Over at Kris’s and Chris’s, Chris continues snoring while Kris pads downstairs, where she finds her mother having a quiet Folger’s moment. Sheila says she’s worried the girls are working so much, they don’t have time to make sweet boo bear love. The best part of waking up… is sex talk with your mother. Hmm. That’s not right.
Meanwhile, Sam is visiting Elizabeth in her office when she mentions her promotion to bar manager and wet t-shirt contest organizer. Elizabeth’s face curdles. Oh yes, she has a problem with wet t-shirt contests, even though she doesn’t admit it. And yet, she leers at Sam’s boobs in her hot dog uniform every chance she gets. Hypocrite much?
Jen shows up late for her first class (damn Seattle weather!) and immediately encounters a student majoring in douchery. He belittles her for mentioning the rain while leaning back with his feet on the desk.
Jen ignores his arrogant tone and turns to begin writing on the board.
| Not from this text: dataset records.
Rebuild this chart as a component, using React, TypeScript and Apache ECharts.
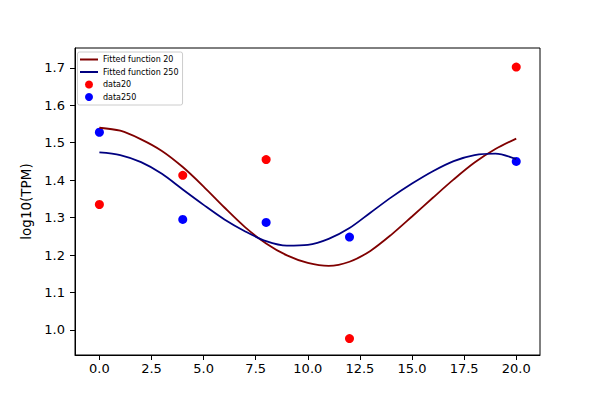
import React, { useEffect, useRef } from 'react';
import * as echarts from 'echarts';

// curve samples (hours 0..20)
const fitTimes = [0, 1, 2, 3, 4, 5, 6, 7, 8, 9, 10, 11, 12, 13, 14, 15, 16, 17, 18, 19, 20];
const fit20 = [1.540, 1.532, 1.509, 1.478, 1.435, 1.383, 1.327, 1.274, 1.231, 1.199, 1.179, 1.171, 1.182, 1.211, 1.254, 1.303, 1.353, 1.402, 1.447, 1.483, 1.511];
const fit250 = [1.474, 1.467, 1.448, 1.417, 1.375, 1.334, 1.295, 1.263, 1.237, 1.225, 1.227, 1.243, 1.272, 1.313, 1.354, 1.391, 1.424, 1.451, 1.467, 1.471, 1.456];

// measured points
const sampleTimes = [0, 4, 8, 12, 20];
const data20 = [1.335, 1.413, 1.455, 0.977, 1.702];
const data250 = [1.528, 1.295, 1.287, 1.248, 1.450];

const xTicks = [0, 2.5, 5, 7.5, 10, 12.5, 15, 17.5, 20];
const yTicks = [1.0, 1.1, 1.2, 1.3, 1.4, 1.5, 1.6, 1.7];

const FONT = 'DejaVu Sans';
// thin horizontal bar inside an 18x8 box (tiny corner marks keep the box size)
const LINE_ICON =
  'path://M0,0 L0.01,0 L0,0.01 Z M0,3.1 L18,3.1 L18,4.9 L0,4.9 Z M18,8 L17.99,8 L18,7.99 Z';

const App: React.FC = () => {
  const chartRef = useRef<HTMLDivElement>(null);

  useEffect(() => {
    document.body.style.margin = '0';
    if (!chartRef.current) return;
    const chart = echarts.init(chartRef.current, null, { renderer: 'svg' });

    const pair = (xs: number[], ys: number[]) => xs.map((x, i) => [x, ys[i]]);

    const option = {
      animation: false,
      backgroundColor: '#fff',
      textStyle: { fontFamily: FONT },
      grid: {
        left: 75,
        right: 60,
        top: 48,
        bottom: 45,
        show: true,
        borderColor: '#000',
        borderWidth: 1,
        backgroundColor: 'transparent'
      },
      legend: {
        orient: 'vertical',
        left: 77.5,
        top: 52,
        padding: [3.5, 4, 4, 2.5],
        itemWidth: 18,
        itemHeight: 8,
        itemGap: 4.5,
        borderColor: '#cccccc',
        borderWidth: 1,
        borderRadius: 2,
        backgroundColor: 'rgba(255,255,255,0.8)',
        textStyle: { fontSize: 8, color: '#000', fontFamily: FONT },
        data: [
          { name: 'Fitted function 20', icon: LINE_ICON },
          { name: 'Fitted function 250', icon: LINE_ICON },
          { name: 'data20', icon: 'circle' },
          { name: 'data250', icon: 'circle' }
        ]
      },
      xAxis: {
        type: 'value',
        min: -1.17,
        max: 21.14,
        splitLine: { show: false },
        axisLine: { show: true, onZero: false, lineStyle: { color: '#000', width: 1 } },
        axisTick: {
          show: true,
          inside: false,
          length: 5,
          lineStyle: { color: '#000', width: 1 },
          customValues: xTicks
        },
        axisLabel: {
          color: '#000',
          fontSize: 13,
          fontFamily: FONT,
          margin: 7,
          customValues: xTicks,
          formatter: (v: number) => v.toFixed(1)
        }
      },
      yAxis: {
        type: 'value',
        min: 0.933,
        max: 1.753,
        name: 'log10(TPM)',
        nameLocation: 'middle',
        nameGap: 36,
        nameTextStyle: { color: '#000', fontSize: 13.5, fontFamily: FONT },
        splitLine: { show: false },
        axisLine: { show: true, onZero: false, lineStyle: { color: '#000', width: 1 } },
        axisTick: {
          show: true,
          inside: false,
          length: 5,
          lineStyle: { color: '#000', width: 1 },
          customValues: yTicks
        },
        axisLabel: {
          color: '#000',
          fontSize: 13,
          fontFamily: FONT,
          margin: 10,
          customValues: yTicks,
          formatter: (v: number) => v.toFixed(1)
        }
      },
      series: [
        {
          name: 'Fitted function 20',
          type: 'line',
          data: pair(fitTimes, fit20),
          smooth: 0.3,
          symbol: 'none',
          color: '#800000',
          lineStyle: { color: '#800000', width: 1.8 }
        },
        {
          name: 'Fitted function 250',
          type: 'line',
          data: pair(fitTimes, fit250),
          smooth: 0.3,
          symbol: 'none',
          color: '#000080',
          lineStyle: { color: '#000080', width: 1.8 }
        },
        {
          name: 'data20',
          type: 'scatter',
          data: pair(sampleTimes, data20),
          symbol: 'circle',
          symbolSize: 9,
          itemStyle: { color: '#ff0000', opacity: 1 }
        },
        {
          name: 'data250',
          type: 'scatter',
          data: pair(sampleTimes, data250),
          symbol: 'circle',
          symbolSize: 9,
          itemStyle: { color: '#0000ff', opacity: 1 }
        }
      ]
    };

    chart.setOption(option);
    return () => {
      chart.dispose();
    };
  }, []);

  return <div ref={chartRef} style={{ width: '600px', height: '400px' }} />;
};

export default App;
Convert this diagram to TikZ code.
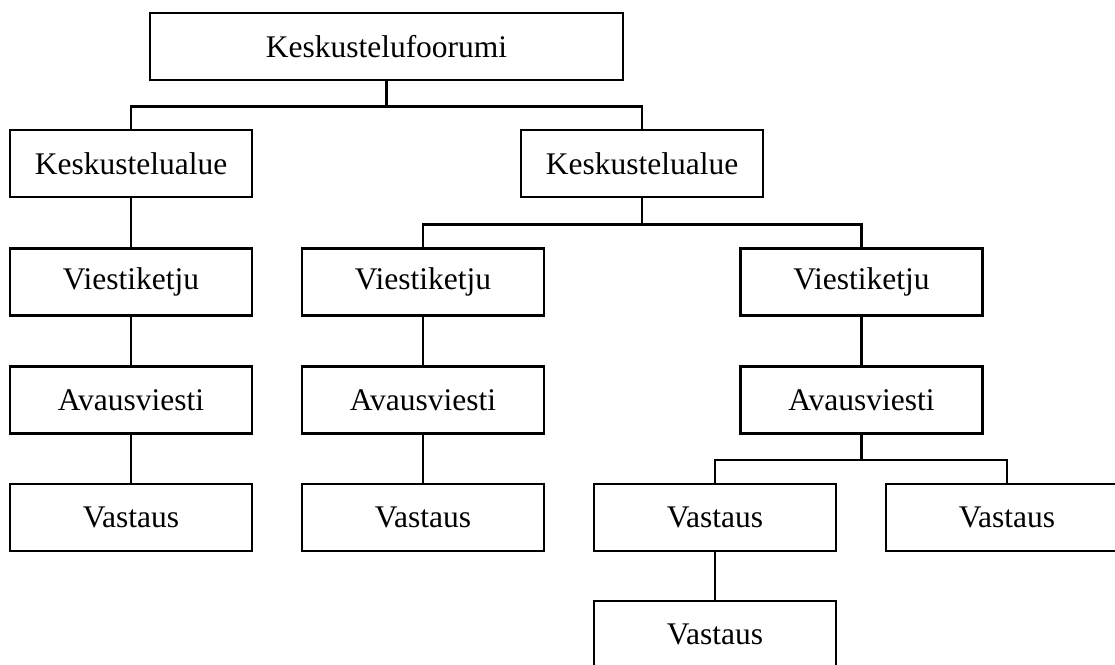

Then, he snidely asks if they’ll be getting out early today and fiddles with a paper airplane. Jen freezes, the tip of her dry erase marker hanging in mid-air. She turns –
Jen Butler. The Walter Mitty of Lesbians.
You think Callisto was bad? Meet the most insidious Xena villain of all: the graduate film student.
Back in reality, Jen calmly tells Mr. Smart Mouth, “Ya know, I may be new to this, but I don’t think it’s wise to piss off the person grading you, unless of course, you enjoy flunking your classes.”
Gabrielle would be so proud.
Gillian finds Jen on campus and asks how her day went. That’s nice. More importantly, Jen sees the large manila envelope Gillian is holding and asks, “Whatcha got there?” Gillian has just received her divorce papers and plans on signing them just as soon as she finds a pen.
After school, Jen and Sam do a little window shopping. Jen tells Sam how thoughtful it was for Gillian to ask how her first lecture went.
This is the “Little Things” Rule: Little things say a lot about how someone feels about you, so pay attention to them. You hear that, chickens? If she only kisses you when she’s drunk – run.
“How was your day?” goes a long way with Jen, because when we next see her with Gillian, Jen is telling her to open the little sumpin-sumpin she bought her. Ooh, I love presents!
It’s not a ring. It’s worse. It’s the key to her apartment.
Jen says, “When we met, it was my plan to kiss as many frogs as possible, before I, ya know… But I didn’t expect you. And now it turns out, you’re the only frog I want… will you be my girlfriend?”
Check yes or no. Oh, wait. That’s that other show.